:: Material ::
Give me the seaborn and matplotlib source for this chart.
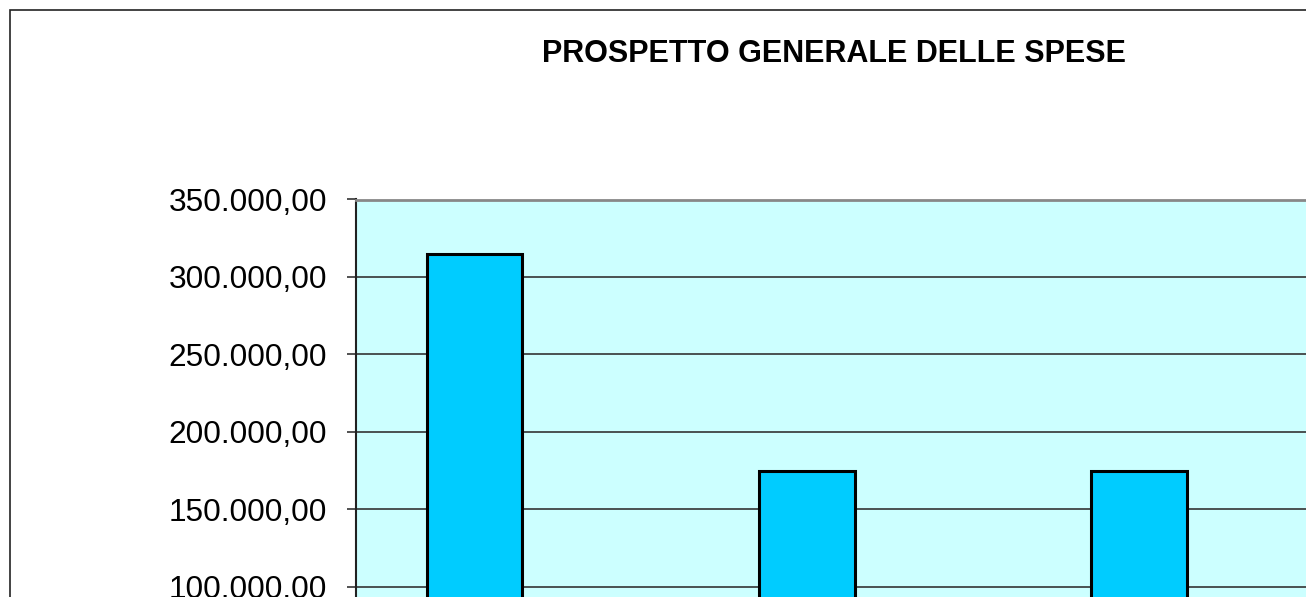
import matplotlib
matplotlib.use("Agg")
import matplotlib.pyplot as plt
import matplotlib.ticker as mticker
from matplotlib.patches import Rectangle
import seaborn as sns
import pandas as pd

# %%
# values
categories = ["Voce 1", "Voce 2", "Voce 3"]
spese = [314500, 174700, 174600]
yticks = [0, 50000, 100000, 150000, 200000, 250000, 300000, 350000]
title = "PROSPETTO GENERALE DELLE SPESE"

df = pd.DataFrame({"voce": categories, "spesa": spese})


def it_format(v, pos=None):
    s = f"{v:,.2f}"
    return s.replace(",", "X").replace(".", ",").replace("X", ".")


# %%
sns.set_style("white")
plt.rcParams["font.family"] = ["Liberation Sans", "DejaVu Sans"]
plt.rcParams["text.color"] = "black"
plt.rcParams["ytick.labelcolor"] = "black"

W, H = 1306, 597
fig = plt.figure(figsize=(W / 100, H / 100), dpi=100)

# outer chart border (cropped on the right and bottom)
fig.patches.append(Rectangle((10 / W, -0.1), 2.0, 1 - 10 / H + 0.1, transform=fig.transFigure,
                             fill=False, edgecolor="#222222", linewidth=1.2))

left, top, right, bottom0 = 356, 199.5, 1400, 741.7
ax = fig.add_axes([left / W, (H - bottom0) / H, (right - left) / W, (bottom0 - top) / H])
ax.set_facecolor("#ccffff")

sns.barplot(data=df, x="voce", y="spesa", ax=ax, color="#00ccff", saturation=1,
            width=0.287, edgecolor="black", linewidth=2.2, zorder=3)

ax.set_ylim(0, 350000)
ax.set_xlim(-0.357, (right - 474.5) / 332.3)
ax.set_yticks(yticks)
ax.yaxis.set_major_formatter(mticker.FuncFormatter(it_format))
ax.grid(axis="y", color="#333333", linewidth=1.2, zorder=0)
ax.set_axisbelow(True)
ax.tick_params(axis="y", left=True, length=6.5, width=1.2, color="#333333",
               labelsize=22.8, pad=14.4, labelcolor="black")
ax.set_xticks([])
ax.set_xlabel("")
ax.set_ylabel("")
for s in ["right", "bottom"]:
    ax.spines[s].set_visible(False)
ax.spines["left"].set_color("#222222")
ax.spines["left"].set_linewidth(1.5)
ax.spines["top"].set_color("#888888")
ax.spines["top"].set_linewidth(2)

fig.text(833.5 / W, 1 - 61.7 / H, title, ha="center", va="baseline",
         fontsize=22, fontweight="bold", color="black")

fig.savefig("out.png", dpi=100)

:: Stated task ::
Which lines in the listing above hold the word "matplotlib"? Show each of them.

:: Solution to the problem ::
Give me the seaborn and matplotlib source for this chart.
import matplotlib
matplotlib.use("Agg")
import matplotlib.pyplot as plt
import matplotlib.ticker as mticker
from matplotlib.patches import Rectangle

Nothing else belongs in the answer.